In 2010, the African Commission on Human and Peoples' Rights declined to give the CAL observer status and rejected the group's May 2008 application. The commission initially rejected the charter stating, "that, the activities of the said organisation do not promote and protect any of the rights enshrined in the African Charter". After the African Commission on Human and People's Rights refused to grant CAL observer status, many LGBTQ and human rights activists were extremely frustrated as that decision continued to put lesbian women and other LGBTQ members in danger. During this time, David Kato (a prominent Ugandan LGBTQ activist) was murdered and LGBTQ hate crimes were escalating, thus there was a genuine concern for people's safety. However, in 2014, the CAL submitted another application, which in 2015 was accepted. The Coalition of African Lesbians was finally extended observer status in April 2015. However, that transformative decision was not received well by certain members of the African Union due to the fact that the promotion LGBTQ rights and inclusion is still a controversial and debated topic within Africa. In 2018, the African Commission revoked the observer status of CAL, under pressure from the African Union's executive council.

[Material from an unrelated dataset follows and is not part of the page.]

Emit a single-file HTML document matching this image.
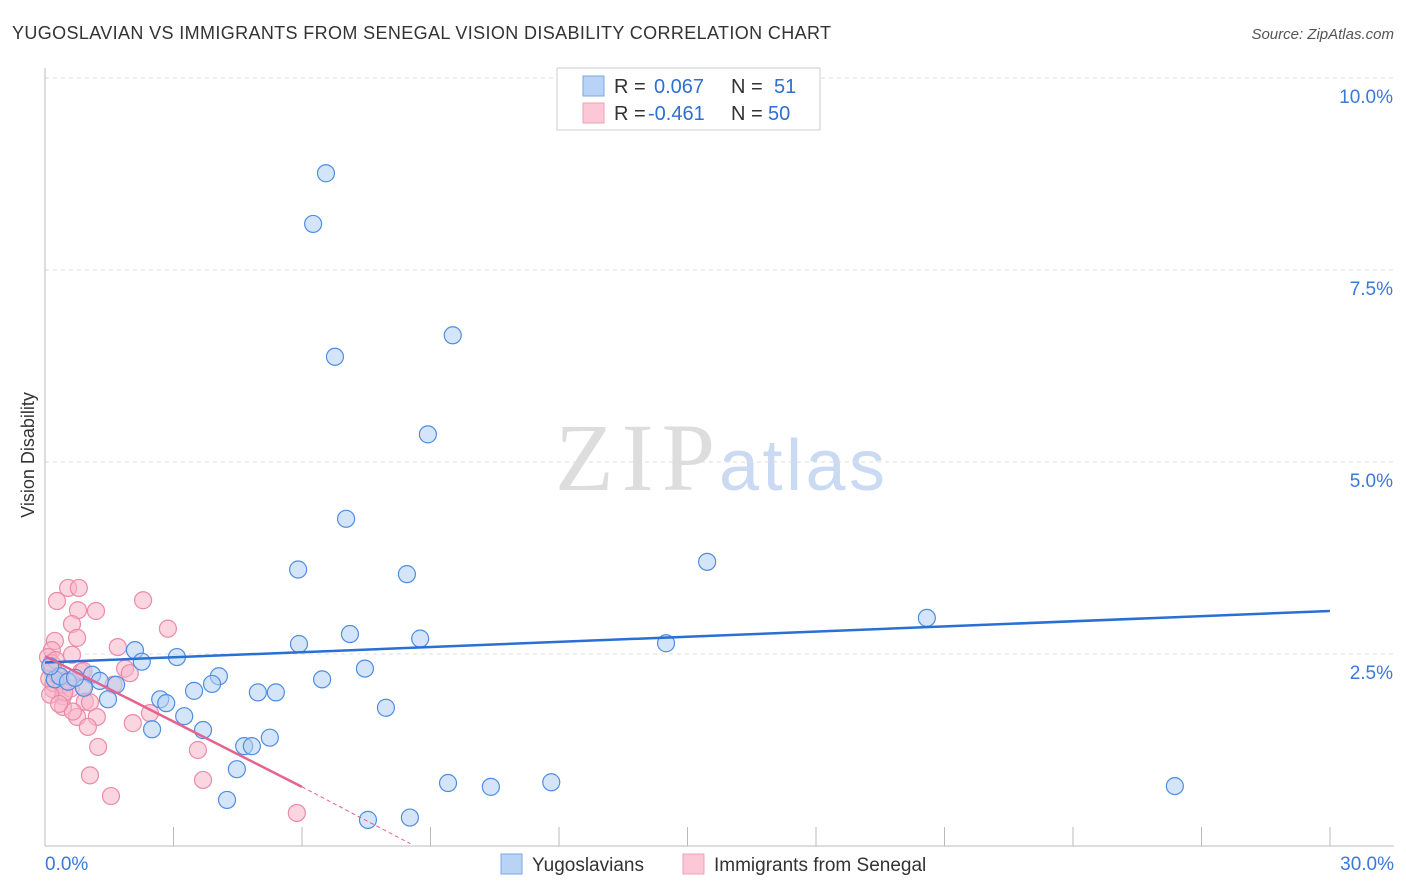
<!DOCTYPE html>
<html><head><meta charset="utf-8"><style>
body{margin:0;background:#fff;font-family:"Liberation Sans",sans-serif}
svg{display:block}
</style></head><body>
<svg id="c" width="1406" height="892">
<text x="12" y="39" font-size="18" fill="#333" textLength="819">YUGOSLAVIAN VS IMMIGRANTS FROM SENEGAL VISION DISABILITY CORRELATION CHART</text>
<text x="1394" y="39" font-size="15" fill="#555" text-anchor="end" font-style="italic">Source: ZipAtlas.com</text>
<text x="34" y="455" font-size="18" fill="#333" text-anchor="middle" transform="rotate(-90 34 455)">Vision Disability</text>
<text x="635" y="490" font-size="96" fill="#ddd" font-family="Liberation Serif" text-anchor="middle" textLength="160">ZIP</text>
<text x="802" y="490" font-size="72" fill="#c9daf2" text-anchor="middle" textLength="166">atlas</text>
<g id="grid"></g><g id="pts"></g><g id="lines"></g>
<g font-size="20">
<rect x="557" y="68" width="263" height="62" fill="#fff" stroke="#ccc"/>
<rect x="583" y="76" width="21" height="20" fill="#b9d3f7" stroke="#7aa7e6"/>
<rect x="583" y="103" width="21" height="20" fill="#fcc7d6" stroke="#eea0b7"/>
<text x="614" y="93" fill="#333">R =</text><text x="654" y="93" fill="#2f6fd0">0.067</text>
<text x="731" y="93" fill="#333">N =</text><text x="774" y="93" fill="#2f6fd0">51</text>
<text x="614" y="120" fill="#333">R =</text><text x="648" y="120" fill="#2f6fd0">-0.461</text>
<text x="731" y="120" fill="#333">N =</text><text x="768" y="120" fill="#2f6fd0">50</text>
</g>
<g>
<rect x="501" y="854" width="21" height="20" fill="#b9d3f7" stroke="#7aa7e6"/>
<text x="532" y="871" font-size="19" fill="#333">Yugoslavians</text>
<rect x="683" y="854" width="21" height="20" fill="#fcc7d6" stroke="#eea0b7"/>
<text x="714" y="871" font-size="19" fill="#333">Immigrants from Senegal</text>
</g>
</svg>
<script>
const yTicks=[2.5,5,7.5,10];
const yTickLabels=["2.5%","5.0%","7.5%","10.0%"];
const xTickLabels=["0.0%","30.0%"];
const blueX=[6.56,6.26,6.77,9.52,8.94,7.03,5.91,8.45,15.46,20.59,14.5,5.93,7.12,8.76,2.1,2.26,3.08,1.1,1.28,1.66,4.06,3.9,3.48,4.97,5.39,6.47,7.47,2.69,2.83,1.47,3.25,3.69,2.5,4.65,4.83,5.25,7.96,4.48,4.25,9.41,10.41,11.82,26.38,7.54,8.52,0.23,0.35,0.54,0.91,0.7,0.12];
const blueY=[8.76,8.1,6.37,6.65,5.36,4.26,3.6,3.54,3.7,2.97,2.64,2.63,2.76,2.7,2.55,2.4,2.46,2.23,2.15,2.1,2.21,2.11,2.02,2.0,2.0,2.17,2.31,1.91,1.86,1.91,1.69,1.51,1.52,1.3,1.3,1.41,1.8,1.0,0.6,0.82,0.77,0.83,0.78,0.34,0.37,2.17,2.21,2.14,2.06,2.19,2.34];
const pinkX=[0.54,0.79,0.28,2.29,0.77,1.19,2.87,0.63,0.75,0.23,1.7,0.16,0.63,0.07,1.87,1.98,0.16,0.35,0.89,0.19,0.42,0.93,1.05,0.42,1.21,0.75,1.0,2.45,2.05,1.24,3.57,1.05,3.69,1.54,5.88,0.1,0.2,0.3,0.4,0.5,0.6,0.15,0.25,0.45,0.65,0.85,0.12,0.33,1.6,0.9];
const pinkY=[3.36,3.36,3.19,3.2,3.07,3.06,2.83,2.89,2.71,2.67,2.59,2.55,2.49,2.46,2.31,2.25,2.3,2.21,2.08,2.04,1.95,1.88,1.87,1.81,1.68,1.68,1.55,1.73,1.6,1.29,1.25,0.92,0.86,0.65,0.43,2.18,2.12,2.22,2.1,2.16,2.05,2.38,2.42,2.0,1.75,2.27,1.97,1.85,2.1,2.28];
const blueTrend=[2.39,3.06];
const pinkTrend=[2.47,0.77,0.03];
const pinkTrendX=[0,6,8.53];
const X=v=>45+v*42.83, Y=v=>846-v*76.8;
const ns="http://www.w3.org/2000/svg";
function mk(t,a,p){const e=document.createElementNS(ns,t);for(const k in a)e.setAttribute(k,a[k]);p.appendChild(e);return e;}
const g=document.getElementById('grid');
yTicks.forEach((v,i)=>{const l=mk('line',{x1:45,x2:1394,y1:Y(v),y2:Y(v),stroke:'#ddd','stroke-dasharray':'4,4'},g);


const t=mk('text',{x:1393,y:Y(v)+25,'font-size':19,fill:'#3b78d8','text-anchor':'end'},g);t.textContent=yTickLabels[i];

});
mk('line',{x1:45,x2:45,y1:68,y2:846,stroke:'#bbb'},g);
mk('line',{x1:45,x2:1394,y1:846,y2:846,stroke:'#bbb'},g);
for(let i=1;i<=10;i++){const l=mk('line',{x1:45+i*128.5,x2:45+i*128.5,y1:827,y2:846,stroke:'#bbb'},g);

}
[[45,'start',0],[1394,'end',1]].forEach(([x,a,i])=>{const t=mk('text',{x:x,y:870,'font-size':19,fill:'#3b78d8','text-anchor':a},g);t.textContent=xTickLabels[i];

});
const p=document.getElementById('pts');
function dots(xs,ys,f,s,n){xs.forEach((x,i)=>{const c=mk('circle',{cx:X(x),cy:Y(ys[i]),r:8.5,fill:f,'fill-opacity':0.55,stroke:s,'stroke-width':1.2},p);

});}
dots(pinkX,pinkY,'#f8b4c8','#ec8aa8','senegal-point');
dots(blueX,blueY,'#b3cff4','#4f8de0','yugoslavian-point');
const L=document.getElementById('lines');
const bl=mk('line',{x1:X(0),y1:Y(blueTrend[0]),x2:X(30),y2:Y(blueTrend[1]),stroke:'#2a6fd4','stroke-width':2.5},L);


const pl=mk('line',{x1:X(pinkTrendX[0]),y1:Y(pinkTrend[0]),x2:X(pinkTrendX[1]),y2:Y(pinkTrend[1]),stroke:'#e4638f','stroke-width':2.5},L);


const pd=mk('line',{x1:X(pinkTrendX[1]),y1:Y(pinkTrend[1]),x2:X(pinkTrendX[2]),y2:Y(pinkTrend[2]),stroke:'#e4638f','stroke-width':1,'stroke-dasharray':'4,3'},L);


</script>
</body></html>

The Coalition of African Lesbians disbanded in 2022.

== Objectives ==

The Coalition of African Lesbians outlines several broad objectives within its 2006 constitution: – To advocate and lobby for the equal political, sexual, cultural and economic rights of African lesbian, bisexual and trans diverse people by engaging strategically with African and international structures and allies;

– To eradicate stigma and discrimination against lesbians in Africa

– To build and strengthen our voices and visibility through research, media and publications, and through participation in local and international fora;

– To build the capacity of African lesbians and our organisations to use African radical feminist analysis as a means of understanding and challenging the discrimination and oppression we experience in all spheres of our lives;

– To build a strong and sustainable LBT coalition supporting the development of national organisations working on LBT issues in every country in Africa;

– To support the work of these national organisations in all the foregoing areas including the facilitation of the personal growth of African LBT people and the building of capacity within their organisations.